As a retired naval aviator with a son in the Marine Corps flying Cobras in Iraq, I followed the television news of the war intently. With regard to analysis of that coverage, there seems to be a self-congratulatory tone in both military and media circles. To both groups, I say, not so fast. Despite some notable successes, there were problems that both sides need to address.
Most broadcasts from Kuwait and Iraq featured the networks' embedded reporters, who seemed to be on camera a disproportionately large part of each broadcast. Well-known journalists were featured even more. Day after day, we saw them in different venues, riding atop Bradley fighting vehicles and Abrams tanks, faces firmly in focus as the featureless desert landscape sped by in the background. This emphasis on the reporter rather than on the news and the men and women making that news was inappropriate and unprofessional. Before it was over, two experienced reporters, Geraldo Rivera and Peter Arnett, crossed the line between reporters and newsmakers and were fired.
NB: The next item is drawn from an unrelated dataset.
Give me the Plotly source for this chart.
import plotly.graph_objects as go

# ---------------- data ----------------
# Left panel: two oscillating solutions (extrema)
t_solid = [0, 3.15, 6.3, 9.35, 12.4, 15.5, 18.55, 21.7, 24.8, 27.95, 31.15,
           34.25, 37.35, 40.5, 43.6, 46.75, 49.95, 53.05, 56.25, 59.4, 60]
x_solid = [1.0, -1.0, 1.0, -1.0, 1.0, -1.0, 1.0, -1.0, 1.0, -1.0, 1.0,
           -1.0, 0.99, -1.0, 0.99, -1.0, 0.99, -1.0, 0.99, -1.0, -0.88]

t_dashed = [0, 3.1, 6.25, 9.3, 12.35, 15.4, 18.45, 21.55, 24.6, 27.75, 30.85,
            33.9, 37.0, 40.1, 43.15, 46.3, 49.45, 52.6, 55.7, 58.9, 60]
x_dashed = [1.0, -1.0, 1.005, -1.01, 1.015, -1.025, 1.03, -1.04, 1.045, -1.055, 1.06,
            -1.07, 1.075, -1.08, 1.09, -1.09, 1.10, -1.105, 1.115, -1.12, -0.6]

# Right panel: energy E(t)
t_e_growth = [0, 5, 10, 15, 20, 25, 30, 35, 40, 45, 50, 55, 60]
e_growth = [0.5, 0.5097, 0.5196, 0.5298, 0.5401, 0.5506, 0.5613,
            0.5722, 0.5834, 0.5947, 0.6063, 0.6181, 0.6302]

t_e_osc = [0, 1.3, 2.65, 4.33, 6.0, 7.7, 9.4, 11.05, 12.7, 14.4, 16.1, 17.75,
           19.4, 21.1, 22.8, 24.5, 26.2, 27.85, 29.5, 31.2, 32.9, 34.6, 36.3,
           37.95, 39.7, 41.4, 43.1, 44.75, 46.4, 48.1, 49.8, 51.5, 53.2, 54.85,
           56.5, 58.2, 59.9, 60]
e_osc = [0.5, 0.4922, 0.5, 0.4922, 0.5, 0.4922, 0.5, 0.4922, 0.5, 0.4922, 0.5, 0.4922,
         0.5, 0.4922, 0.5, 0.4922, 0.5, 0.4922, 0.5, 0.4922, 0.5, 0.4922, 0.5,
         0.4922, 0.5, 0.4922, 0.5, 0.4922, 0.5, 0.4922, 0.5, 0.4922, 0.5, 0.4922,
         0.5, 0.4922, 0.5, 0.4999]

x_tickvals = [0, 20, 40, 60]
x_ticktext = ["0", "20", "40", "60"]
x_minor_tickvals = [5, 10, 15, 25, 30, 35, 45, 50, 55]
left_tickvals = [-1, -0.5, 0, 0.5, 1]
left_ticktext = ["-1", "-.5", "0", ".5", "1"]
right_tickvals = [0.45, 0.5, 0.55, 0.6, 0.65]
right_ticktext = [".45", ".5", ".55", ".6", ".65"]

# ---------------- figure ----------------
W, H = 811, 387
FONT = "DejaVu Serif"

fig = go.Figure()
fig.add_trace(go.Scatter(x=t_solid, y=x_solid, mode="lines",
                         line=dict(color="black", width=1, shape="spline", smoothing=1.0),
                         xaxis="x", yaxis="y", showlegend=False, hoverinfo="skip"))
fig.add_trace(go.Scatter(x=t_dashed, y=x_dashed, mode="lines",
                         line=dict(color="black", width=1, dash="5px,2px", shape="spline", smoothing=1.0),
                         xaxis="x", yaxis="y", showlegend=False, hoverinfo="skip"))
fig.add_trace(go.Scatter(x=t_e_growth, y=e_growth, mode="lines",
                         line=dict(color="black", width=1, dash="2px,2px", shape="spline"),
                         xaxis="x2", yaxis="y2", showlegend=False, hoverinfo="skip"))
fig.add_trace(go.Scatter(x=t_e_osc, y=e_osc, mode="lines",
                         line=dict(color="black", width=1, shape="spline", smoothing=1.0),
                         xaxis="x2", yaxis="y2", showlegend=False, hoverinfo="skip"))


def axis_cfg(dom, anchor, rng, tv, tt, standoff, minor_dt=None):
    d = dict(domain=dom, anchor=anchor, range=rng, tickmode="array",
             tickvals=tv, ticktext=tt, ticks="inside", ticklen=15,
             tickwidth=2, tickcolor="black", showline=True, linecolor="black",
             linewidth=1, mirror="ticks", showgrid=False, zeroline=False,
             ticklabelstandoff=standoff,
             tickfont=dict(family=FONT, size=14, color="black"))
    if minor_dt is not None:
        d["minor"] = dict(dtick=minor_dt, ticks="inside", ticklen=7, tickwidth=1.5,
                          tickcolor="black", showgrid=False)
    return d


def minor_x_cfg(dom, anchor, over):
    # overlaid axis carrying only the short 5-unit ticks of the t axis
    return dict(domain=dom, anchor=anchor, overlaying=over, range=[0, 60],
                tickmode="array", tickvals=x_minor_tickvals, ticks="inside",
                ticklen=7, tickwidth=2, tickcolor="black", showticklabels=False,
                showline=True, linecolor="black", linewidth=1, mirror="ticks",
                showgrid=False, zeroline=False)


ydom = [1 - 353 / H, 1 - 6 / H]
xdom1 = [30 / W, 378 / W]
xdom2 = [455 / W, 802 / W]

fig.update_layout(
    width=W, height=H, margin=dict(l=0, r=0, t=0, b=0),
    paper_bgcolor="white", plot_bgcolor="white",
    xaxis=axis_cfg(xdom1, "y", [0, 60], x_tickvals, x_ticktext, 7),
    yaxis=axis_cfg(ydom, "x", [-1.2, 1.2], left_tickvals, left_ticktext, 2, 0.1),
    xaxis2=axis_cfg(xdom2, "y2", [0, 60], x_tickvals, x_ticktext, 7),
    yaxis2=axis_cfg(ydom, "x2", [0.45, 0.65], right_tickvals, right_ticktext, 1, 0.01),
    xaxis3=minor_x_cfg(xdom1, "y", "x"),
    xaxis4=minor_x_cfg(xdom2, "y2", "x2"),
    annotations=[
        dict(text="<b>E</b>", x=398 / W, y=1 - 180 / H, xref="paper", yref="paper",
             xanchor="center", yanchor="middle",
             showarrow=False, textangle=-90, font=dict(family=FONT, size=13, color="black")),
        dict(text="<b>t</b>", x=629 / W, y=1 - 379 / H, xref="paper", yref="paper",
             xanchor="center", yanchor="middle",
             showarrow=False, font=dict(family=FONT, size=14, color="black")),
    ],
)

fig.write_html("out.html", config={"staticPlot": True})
Some of the embedded reporters had experienced combat, but most had not. Inexperienced reporters have limited situational awareness and no chain-of-command leadership. So when the cameras in Iraq focused on the reporters and the on-the-air lights glowed, the stories that followed were of Armageddon second lieutenants' breathless after-action reports of determined fire fights at sandy intersections, isolated hamlets, or bypassed cities were screened and put in perspective by several levels of military command before they were keyed into the big picture. Reporters' equally breathless reports of the same events had no such vetting or screening in their organizational chain of command. They aired their reports directly to a fascinated but fearful U.S. public who often had little choice but to believe what they were being shown and told. What they saw was only a small part of the overall picture—yet the presentation appeared to be all encompassing.
One Friday night during the war, I caught the end of the local news broadcast, which said that a Marine Cobra had gone down in south-central Iraq, killing both pilots, whose names were "withheld pending notification of next of kin." This was well within my son's squadron's operating area. I spent a sleepless night fruitlessly checking the Internet every 20-30 minutes for updates on the story. I figured that as soon as the next of kin had been notified, the Pentagon would immediately release the pilots' names. That morning, however, the first armored column dashed through Baghdad, and the news of the impending fall of the city eclipsed the Cobra story. After dawn, my wife and I anxiously eyed our front door, as if we could—by will power alone—prevent uniformed Marines from appearing and knocking their sad knock. We debated calling the wife of the pilot who was paired with our son, but did not. It was she, however, who ended our nightmare around 1030, sending an e-mail acknowledging that the downed Cobra was from their squadron but that neither her husband nor our son was involved.
Our relief was palpable, but we had been acutely aware that the best we could hope for in the circumstances was that some other family would be crushed by bad news. The next of kin got off the worry machine first—only to be cast into hell.
There is something wrong with this process. It is intended to ensure that next of kin do not hear of their family member's death in the news first, but it never was intended to create a wide swath of unrelieved fear and concern across the country. The process seems to have been designed for long lead-time print journalism and for the Vietnam-era process of flying videotapes to a transmitting station. Today's instant communications to and from all points of the globe has turned this well-intended procedure into an exercise in sadism.
Nothing in the public's right-to-know doctrine justifies a night and morning such as we experienced. Except for those involved and their families and friends, events such as the fatal Cobra crash were small stories in the context of the entire war. It serves no conceivable national interest to air incomplete news of an event immediately, and it affects the public interest in no substantive way to withhold all news of the event until next-of-kin notifications are complete. I urge the immediate development of a policy that no official announcement of such events be made at all until proper notifications are complete and the entire story can be released.
Lieutenant Commander Sheehan retired in 1987 after 20 years of Navy service.